IS it a peak or is it a trough? That question's probably crossed the mind of all of us at least once. We want to have fruitful journeys when we trade: Go long when the trend still has room to rise further and short when things are looking bearish. But sometimes that doesn't happen, often leading to frustration and other negative feelings. How do you avoid that?
It has been said time and time again that markets move in cycles, but the timing of these cycles varies from market to market. That's why it is important to identify where prices are in the cycle before placing a trade. In this, the August 2006 issue of Technical Analysis of STOCKS & COMMODITIES, we spoke with commodity market analyst Glen Ring, who has been following cycles for more than 20 years. He discusses the importance of following the various markets and understanding the relationships among them -- a critical component when it comes to timing your trades. The interview starts on page 48.
Sometimes we get so caught up in trying to time our trades by focusing on one indicator that we forget to take into account the big picture. We are all aware of the simple but overlooked concept of not trading against the trend. But what if the trend is up and the cycle is down? In "Modeling The Market," starting on page 21, John Ehlers discusses a trading system where he uses two components that are based on the time frame of the dominant cycle. When those components are combined with indicators, they have been shown to improve the indicator's performance. So if you've been using an oscillator, say, to help you determine when to enter and exit a trade, but you found yourself being whipsawed more than you would have liked, implementing this model may eliminate the choppiness.

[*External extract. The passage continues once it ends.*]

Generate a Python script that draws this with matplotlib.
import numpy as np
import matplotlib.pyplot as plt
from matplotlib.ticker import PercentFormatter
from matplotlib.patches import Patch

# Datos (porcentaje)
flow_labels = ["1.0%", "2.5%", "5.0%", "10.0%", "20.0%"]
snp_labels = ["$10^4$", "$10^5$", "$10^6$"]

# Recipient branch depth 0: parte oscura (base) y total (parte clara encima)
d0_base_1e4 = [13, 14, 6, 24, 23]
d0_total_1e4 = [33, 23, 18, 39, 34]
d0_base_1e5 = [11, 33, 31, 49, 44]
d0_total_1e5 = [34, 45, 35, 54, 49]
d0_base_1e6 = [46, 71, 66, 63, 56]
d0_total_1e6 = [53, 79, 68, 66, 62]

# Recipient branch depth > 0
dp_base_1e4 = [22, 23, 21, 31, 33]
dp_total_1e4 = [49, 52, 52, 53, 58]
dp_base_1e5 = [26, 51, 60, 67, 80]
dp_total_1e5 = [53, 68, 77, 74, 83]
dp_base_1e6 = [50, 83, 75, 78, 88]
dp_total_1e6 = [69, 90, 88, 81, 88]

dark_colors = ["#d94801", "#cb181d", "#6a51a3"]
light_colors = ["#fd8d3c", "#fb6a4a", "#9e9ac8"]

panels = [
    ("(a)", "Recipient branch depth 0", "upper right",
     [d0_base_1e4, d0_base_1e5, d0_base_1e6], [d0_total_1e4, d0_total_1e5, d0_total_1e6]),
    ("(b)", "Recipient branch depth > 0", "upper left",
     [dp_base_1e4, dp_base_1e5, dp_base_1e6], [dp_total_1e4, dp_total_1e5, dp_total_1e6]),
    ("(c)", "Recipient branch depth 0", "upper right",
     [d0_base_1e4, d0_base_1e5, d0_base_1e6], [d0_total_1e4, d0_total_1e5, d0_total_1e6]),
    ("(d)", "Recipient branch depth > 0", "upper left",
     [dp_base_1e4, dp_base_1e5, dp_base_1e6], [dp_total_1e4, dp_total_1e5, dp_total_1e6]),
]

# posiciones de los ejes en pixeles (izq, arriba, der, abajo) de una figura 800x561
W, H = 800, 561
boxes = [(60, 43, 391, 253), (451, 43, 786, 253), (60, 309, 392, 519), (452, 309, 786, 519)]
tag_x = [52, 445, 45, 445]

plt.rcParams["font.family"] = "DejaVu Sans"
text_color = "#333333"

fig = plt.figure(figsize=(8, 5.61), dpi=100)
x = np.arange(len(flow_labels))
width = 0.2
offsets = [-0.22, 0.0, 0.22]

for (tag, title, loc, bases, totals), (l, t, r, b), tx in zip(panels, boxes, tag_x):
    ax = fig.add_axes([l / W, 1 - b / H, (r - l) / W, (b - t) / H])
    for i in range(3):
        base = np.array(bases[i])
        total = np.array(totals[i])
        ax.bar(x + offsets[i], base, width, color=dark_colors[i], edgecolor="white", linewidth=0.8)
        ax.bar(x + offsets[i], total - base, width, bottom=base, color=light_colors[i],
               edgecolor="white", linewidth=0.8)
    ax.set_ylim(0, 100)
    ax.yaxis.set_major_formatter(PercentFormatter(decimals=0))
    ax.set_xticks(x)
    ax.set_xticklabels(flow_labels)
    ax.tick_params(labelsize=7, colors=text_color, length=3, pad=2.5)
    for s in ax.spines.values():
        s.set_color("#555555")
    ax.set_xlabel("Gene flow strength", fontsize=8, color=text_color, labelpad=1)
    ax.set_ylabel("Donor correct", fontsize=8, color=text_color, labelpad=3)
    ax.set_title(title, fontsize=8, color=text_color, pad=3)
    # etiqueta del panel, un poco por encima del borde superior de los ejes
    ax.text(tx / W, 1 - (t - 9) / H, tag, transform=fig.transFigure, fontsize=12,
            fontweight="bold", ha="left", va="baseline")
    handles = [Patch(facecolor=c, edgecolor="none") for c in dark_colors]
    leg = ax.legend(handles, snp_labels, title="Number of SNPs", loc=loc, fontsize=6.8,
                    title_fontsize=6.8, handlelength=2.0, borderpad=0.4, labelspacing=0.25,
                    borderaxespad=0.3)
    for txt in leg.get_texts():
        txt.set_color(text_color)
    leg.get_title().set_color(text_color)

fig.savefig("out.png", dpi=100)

You can't have a discussion of cycles without visiting the topic of sectors. In the article "It's In The Sentiment" by Ajay Jani, you'll learn a simple technique that identifies the behavior of the Rydex Sector Funds. You'll find that it's a great foundation for your market timing system. Turn to page 28 and take a sentimental journey yourself; revisit all your past trades and ask yourself, "Where were we in the cycle when I placed this trade?" You may be surprised at the answer you get.